Maybe it is time to re-evaluate my definition of Home as some kind of an end to my yearning, not so much to ease or to speed up my Odyssey, rather to recognize the journey as part of Home, since that is the condition, the space I inhabit. After all, the aim of the Story is to understand the ever-changing, ever-recognizable condition of being human, not a perfect, static landscape the unchanging gods would inhabit.


Sunday, September 18, 2011

Never-ending Story

I read a facebook post from someone who confesses to her incurable addiction to German soap operas. I can so relate: I, too, confess to this addiction and have blogged about it previously; however, besides the opulent sets, familiar cadences, and use of folklore that I've addressed in earlier blog entries, there is the matter of the story, the plot itself that beggars justice.

I am truly amazed and humbled at these contemporary epics. The plots of these serials make mazes seem tame. There are numerous subplots, an inevitability, really, considering that the typical saga begins with a rather large joint family. These plots are very wise: they know that no story is meaningful if the characters don't mean enough. So of course, there are several episodes devoted to character establishment.
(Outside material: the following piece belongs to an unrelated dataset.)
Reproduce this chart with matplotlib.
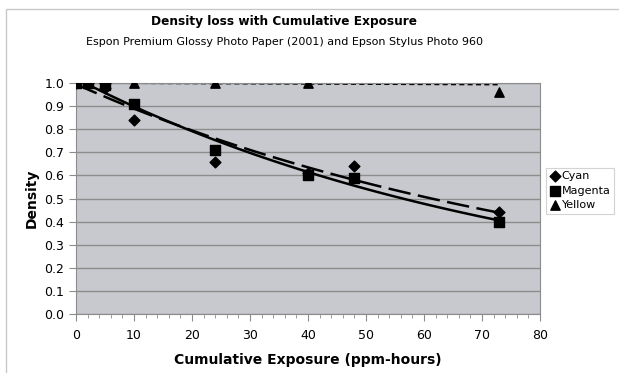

The story uses an intricate embroidery of colors, costume accessories, phrases, melody strains, and amazingly, a background chorus for effective characterization. For example, if a villainous, scheming vamp archetype is being introduced to the newly married bride (our protagonist), the background music associated with the vamp would include a phrase, like her first name whispered ominously, repeatedly; or if the neighbor's good-hearted son (our clown) is about to tell a lie, the background music is woven around a phrase like "Jhoot bola!" (Jhoot= lie; bola=he spoke). And then the story begins; the central conflict is introduced, and variations on the same theme form subplots for characters that are only slightly ancillary.

The plots are convoluted, unlikely series of events that rely on their very improbability for verisimilitude! They seem to rest on the truism that truth is stranger than fiction: after all, the individuals who make the audience examine their own lives and circumstances, and think back to an earlier decade when all that has come to pass since, would have boggled their imagination then. And reality itself is such a shifty thing! One cannot rely one's senses to verify it, and human understanding is so fraught with pre-conceptions, mis-interpretations, mis-calculations and a myriad of patinas, that it seems useless to commit to a limited version.
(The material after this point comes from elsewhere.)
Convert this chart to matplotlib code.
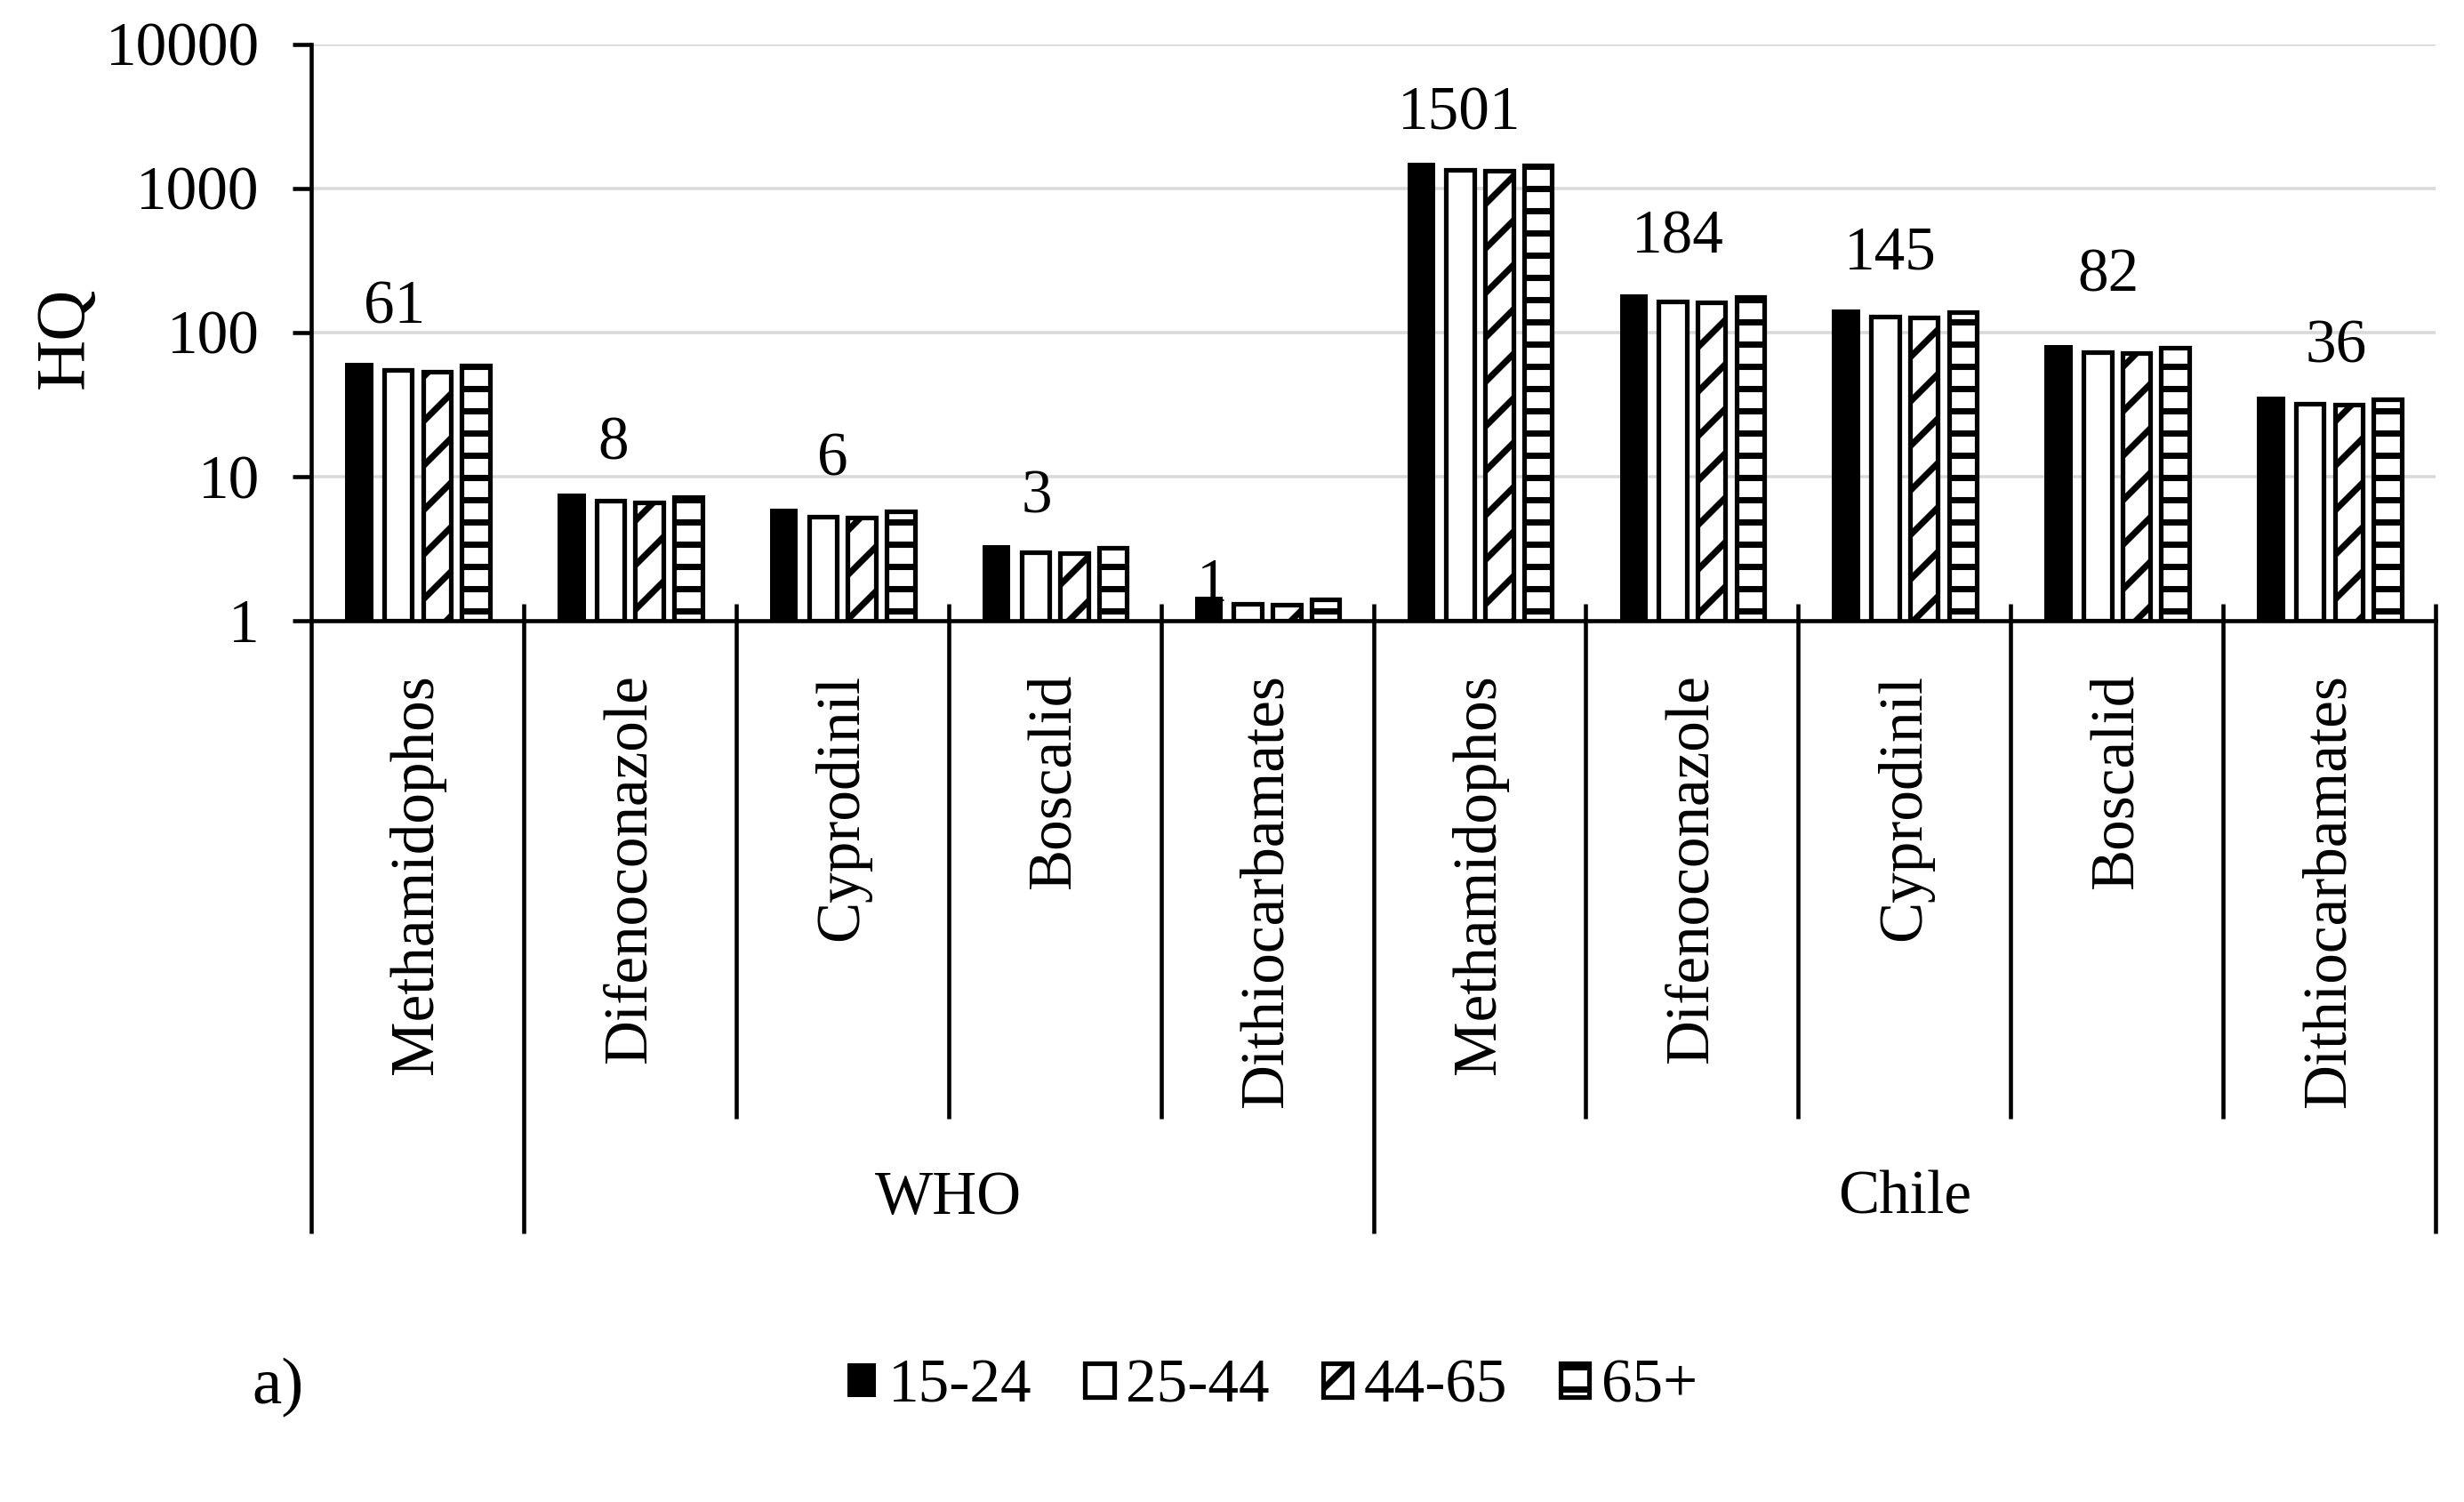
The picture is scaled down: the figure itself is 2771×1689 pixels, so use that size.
import matplotlib
matplotlib.use("Agg")
import matplotlib.pyplot as plt
import matplotlib.transforms as mtransforms
import numpy as np

# ---------------- data ----------------
categories = ["Methamidophos", "Difenoconazole", "Cyprodinil", "Boscalid", "Dithiocarbamates",
              "Methamidophos", "Difenoconazole", "Cyprodinil", "Boscalid", "Dithiocarbamates"]
group_names = ["", "WHO", "Chile"]
group_sizes = [1, 4, 5]
series_names = ["15-24", "25-44", "44-65", "65+"]
hq_15_24 = [61.3, 7.6, 5.95, 3.35, 1.47, 1501, 184, 145, 82, 36]
hq_25_44 = [54.6, 6.8, 5.3, 2.98, 1.31, 1336, 164, 129, 73, 32]
hq_44_65 = [53.6, 6.65, 5.2, 2.93, 1.29, 1313, 161, 127, 72, 31.5]
hq_65_plus = [58.5, 7.25, 5.7, 3.2, 1.40, 1433, 176, 138, 78, 34.4]
value_labels = ["61", "8", "6", "3", "1", "1501", "184", "145", "82", "36"]
yticks = [1, 10, 100, 1000, 10000]
ytick_labels = ["1", "10", "100", "1000", "10000"]

# label placement (style): x shift in category units, y shift in pixels
label_dx = [-0.11, -0.08, -0.045, -0.084, -0.26, -0.095, -0.066, -0.066, -0.04, 0.03]
label_dy = [61, 55, 55, 53, 12, 54, 63, 62, 77, 55]

# ---------------- figure ----------------
plt.rcParams["font.family"] = ["Liberation Serif", "DejaVu Serif"]
plt.rcParams["hatch.linewidth"] = 1.7
DPI = 300
W, H = 2771, 1689
fig = plt.figure(figsize=(W / DPI, H / DPI), dpi=DPI)
fig.patch.set_facecolor("white")

ax_left, ax_right, ax_top, ax_bot = 350, 2739, 49.5, 698
ax = fig.add_axes([ax_left / W, 1 - ax_bot / H, (ax_right - ax_left) / W, (ax_bot - ax_top) / H])
ax_h_px = ax_bot - ax_top

FS = 16.6
series = [hq_15_24, hq_25_44, hq_44_65, hq_65_plus]
styles = [
    dict(facecolor="black", edgecolor="black", linewidth=0),
    dict(facecolor="white", edgecolor="black", linewidth=1.25),
    dict(facecolor="white", edgecolor="black", linewidth=1.25, hatch="//"),
    dict(facecolor="white", edgecolor="black", linewidth=1.25, hatch="--"),
]
n = len(categories)
xc = np.arange(n) + 0.5
pitch = 0.183
width = 0.132
handles = []
for j, (vals, st) in enumerate(zip(series, styles)):
    v = np.array(vals, dtype=float)
    b = ax.bar(xc + (j - 1.5) * pitch, v - 1, bottom=1, width=width, zorder=3, **st)
    handles.append(b)

ax.set_yscale("log")
ax.set_ylim(1, 10000)
ax.set_xlim(0, n)
ax.set_yticks(yticks)
ax.set_yticklabels(ytick_labels)
ax.yaxis.set_minor_locator(matplotlib.ticker.NullLocator())
ax.set_xticks([])
ax.tick_params(axis="y", direction="out", length=5, width=1.1, pad=9, labelsize=FS, colors="black")
ax.grid(axis="y", color="#d9d9d9", linewidth=0.85, zorder=0)
ax.set_axisbelow(True)
for s in ["top", "right"]:
    ax.spines[s].set_visible(False)
for s in ["left", "bottom"]:
    ax.spines[s].set_linewidth(1.1)
    ax.spines[s].set_color("black")
    ax.spines[s].set_zorder(5)

# value labels
for i, lab in enumerate(value_labels):
    ax.annotate(lab, xy=(xc[i] + label_dx[i], hq_15_24[i]), xytext=(0, label_dy[i]),
                textcoords="offset pixels", ha="center", va="center", fontsize=FS)

# category separators & group lines
trans = mtransforms.blended_transform_factory(ax.transData, ax.transAxes)
short_frac = -(1258 - ax_bot) / ax_h_px
long_frac = -(1387 - ax_bot) / ax_h_px
up_frac = 19 / ax_h_px
long_bounds = set(np.concatenate([[0], np.cumsum(group_sizes)]).tolist())
for bnd in range(n + 1):
    low = long_frac if bnd in long_bounds else short_frac
    top = 0 if bnd == 0 else up_frac
    ax.plot([bnd, bnd], [top, low], transform=trans, color="black", lw=1.1,
            clip_on=False, solid_capstyle="butt", zorder=6)

# category labels
for i, name in enumerate(categories):
    ax.text(xc[i], -(758 - ax_bot) / ax_h_px, name, rotation=90, ha="center", va="top",
            transform=trans, fontsize=FS)

# group labels
start = 0
for gname, gsize in zip(group_names, group_sizes):
    if gname:
        ax.text(start + gsize / 2, -(1348 - ax_bot) / ax_h_px, gname, ha="center",
                va="center", transform=trans, fontsize=FS)
    start += gsize

# axis title
fig.text(74 / W, 1 - 380 / H, "HQ", rotation=90, ha="center", va="center", fontsize=19)

# legend
fig.legend(handles, series_names, loc="center", bbox_to_anchor=(1431 / W, 1 - 1560 / H),
           ncol=4, frameon=False, handlelength=0.47, handleheight=0.47,
           handletextpad=0.2, columnspacing=0.86, fontsize=FS)

fig.text(283 / W, 1 - 1560 / H, "a)", ha="left", va="center", fontsize=18)

fig.savefig("out.png", dpi=DPI, facecolor="white")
Moreover, the characters and situations are ever so easily recognizable, so easy to relate to, that the improbability of the opulent settings and costumes becomes just an acccesory to the permutations and combinations of events, and helps in construction of archetypes.

Fiction imitates reality, like a stick figure imitates a human being: this is the first lesson to all who choose to Read Literature. The soaps, like all fiction, then, channel this truth, the truth that transcends facts; the truth of humanity made recognizable in a stick figure has an appeal that is more universal than an individual's face reflected in a mirror.
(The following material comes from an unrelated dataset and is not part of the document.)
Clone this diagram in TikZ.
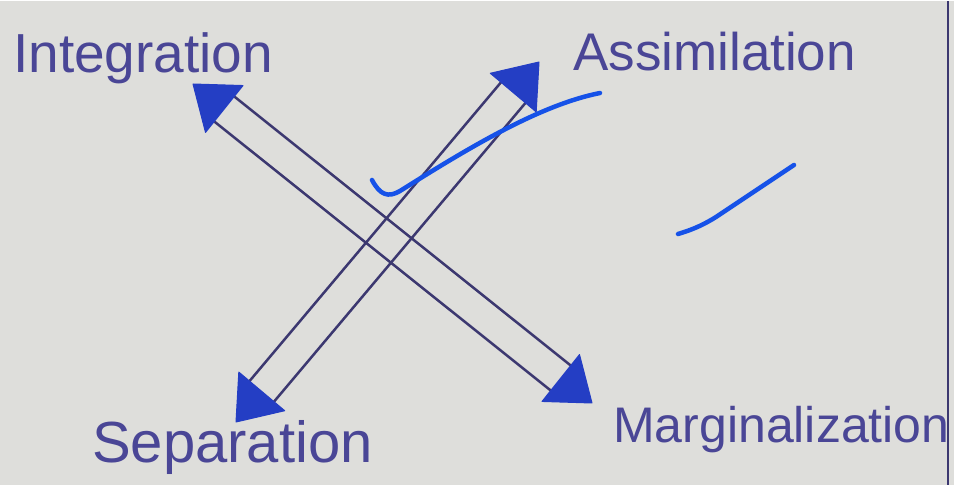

So it is with these stories. Characters die and come back to life in a different place, with a different name, among new characters, often with different faces, but they become palimpsests of their previous stories which continue with their absence at the center. These parallel plots build up to a climax when the past and present are made to co-exist, acknowledge, and recognize each other, often in presence of the future, so the story can go on once one climax  has been resolved.

I heard of a knife a family has; it's been in the family for many, many generations. Of course, sometimes, the handle has had be changed, and sometimes, the blade has had to be replaced, but the knife is still the same. This post is dedicated to unending stories that continually re-invent, re-tell, re-configure, adapt, to refract the variegated colors of the kaleidoscope that is reality.